Population growth PNG’s biggest challenge

Editorial

CONTINUOUS and increased investment must be a priority of the PNG Government and its stakeholders if it wants to reach the United Nations Sustainable Development Goals (SDGs) targets.
Some of the goals include fewer unwanted pregnancies, reducing maternal and child mortality, morbidity and malnutrition, improved employment opportunities for women, educational attainment and economic gains.
In order to achieve that, the PNG Government and its stakeholders should invest in family planning.
And it is timely to touch on the issue of family planning (which can be sensitive in PNG) now after we celebrated World Population Day yesterday, with the theme: Family Planning is a human right.
Only 32.4% of married women in PNG use contraception and that is one of the lowest rates among married women in member states of the World Health Organisation (WHO) in the Western Pacific region. And one of the challenges is addressing the unmet need of family planning.
A study by WHO in PNG titled “Actions for scaling up long-acting reversible contraception”, says fewer unwanted pregnancies reduce maternal and child mortality, morbidity and malnutrition, and improves employment opportunities for women, educational attainment and economic gains.
The UN Universal Declaration of Human Rights states that everyone has the right to health and wellbeing, and the United Nations Population Fund (UNFPA) considers access to family planning a fundamental human right.
Investments in family planning today are investments in the health and wellbeing of millions of women for generations to come.

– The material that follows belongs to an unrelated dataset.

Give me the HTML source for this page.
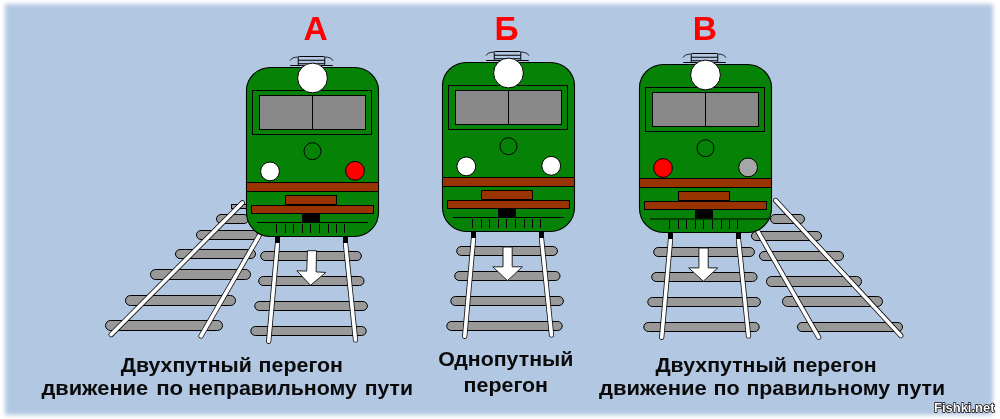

There is an international consensus that individuals and couples have a right to control their reproductive decisions, including family size and the timing of births. But surveys in many developing countries reveal substantial deficiencies in access to family planning.
Up to a quarter of women want to either stop childbearing altogether or delay the arrival of their next child, but many lack access to contraception.
Some who want to avoid pregnancy are not using safe and effective family planning methods, for reasons ranging from lack of access to information or services to lack of support from their partners or communities.
It has been predicted that unless we manage to bring down our fertility rate, we may not be able to meet our development targets.
The blame for this problem lies largely on our woeful state of family planning, with people reluctant to take adequate measures for fear of social stigma, religious taboos, and misinformation that circulates about contraception.
But at the heart of the matter is the fact that most women are still not empowered enough to make the right decisions, and hence rush into having families too early in life.
In PNG, compared to developing nations, women have children too early, which means new generations are born within shorter spans of time, causing the population of our country to grow faster.
Women often choose this path because they simply have no other choice.
The solution lies in empowering and educating women; women with greater control over their lives can make better informed decisions on when to have children, and also have greater say in the decision-making at family level.
In that regard, several different lines of action should be taken to empower women for maximum effectiveness.
Awareness programmes need to be ramped up, and women in remote areas with little knowledge of birth control need to be reached.
Having a child is the most intimate, personal and permanent decision a person can make. In a nation built on freedom, such decisions should be left to the individual.
UNFPA is now calling on all governments, including PNG, to fulfill their commitments to ensure universal access to sexual and reproductive healthcare and reproductive rights, including family planning services and information, as agreed at the 1994 International Conference on Population and Development and in the 2030 Agenda for Sustainable Development.
Controlling the population is, without a doubt, one of the greatest challenges facing PNG today.